Shipping is always cheap. In the future, we can expect the ships to burn ammonia synthesized in the tropics.
Storage costs are falling even faster than for solar panels.
Solar can be co-sited with roofs, where it extends the life of the roof; with parking lots, where it extends the life of the cars; with reservoirs and canals, where it cuts evaporation and biofouling, and also operates cooler, thus 3% more efficiently; and with pasture and farmland, where it increases yield by reducing heat stress, and cuts water demand. So, yes, there is way more room for solar panels than you will ever want.
Solar panels are usually made of silicon, which makes up 28% of the Earth's crust. The mass of solar panels needed per kW is falling even faster than their cost.
Ammonia is toxic.

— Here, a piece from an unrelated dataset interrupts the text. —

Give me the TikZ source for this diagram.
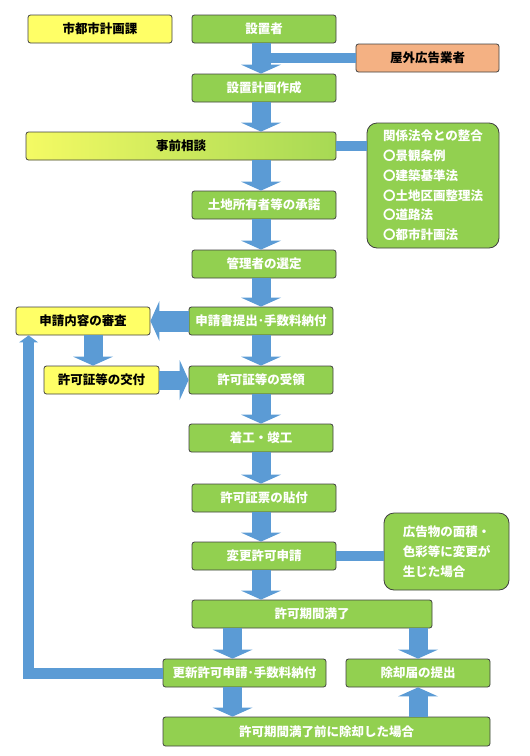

But we already handle literally millions of tons of it every year without incident. It is lighter than air, so if it leaks, it can't blanket a nearby town like, say (just picking at random) methyl isocyanate.
Ammonia means, simply, synthesizing anhydrous ammonia from environmental nitrogen and hydrogen (that electrolysed from water). To get the power back out, you burn it in your gas turbine, or (in future) use fuel cells. The attractions are that excess ammonia may be sold on the open market, so your synthesis equipment sits idle only when you are actually drawing down on your tank; and it doesn't cost anything more than the tankage to bank it indefinitely. If you need more ammonia than you have banked, you just buy it, maybe shipped in from a solar farm in the tropics.
Remarkably, if you have just enough of some more round-trip efficient storage to get you through the night, the round-trip efficiency of the ammonia, hydrogen, liquified nitrogen, or what-have-you doesn't matter very much. Solar panels are so cheap, you can afford to be wasteful.
Carbon is the 4th most abundant substance in the universe. What is wild is that life is good enough at stealing it away from oxygen to have almost scrubbed it out of our atmosphere. (Compare to Venus.)
It will be important to get the carbon back out of the air, and then not turn around and, as everybody seems so eager to do, burn and exhaust it again. A business model where we end up with the carbon sequestered has been hard to come up with.
There was a suggestion to make it into fiber and put that in cement, thereby strengthening concrete so you don't need as much; but the best source for that carbon is cement manufacture itself, which exhausts CO2 at much higher concentration than in the atmosphere. So, it only helps much if you need a lot more carbon for that than you would have exhausted.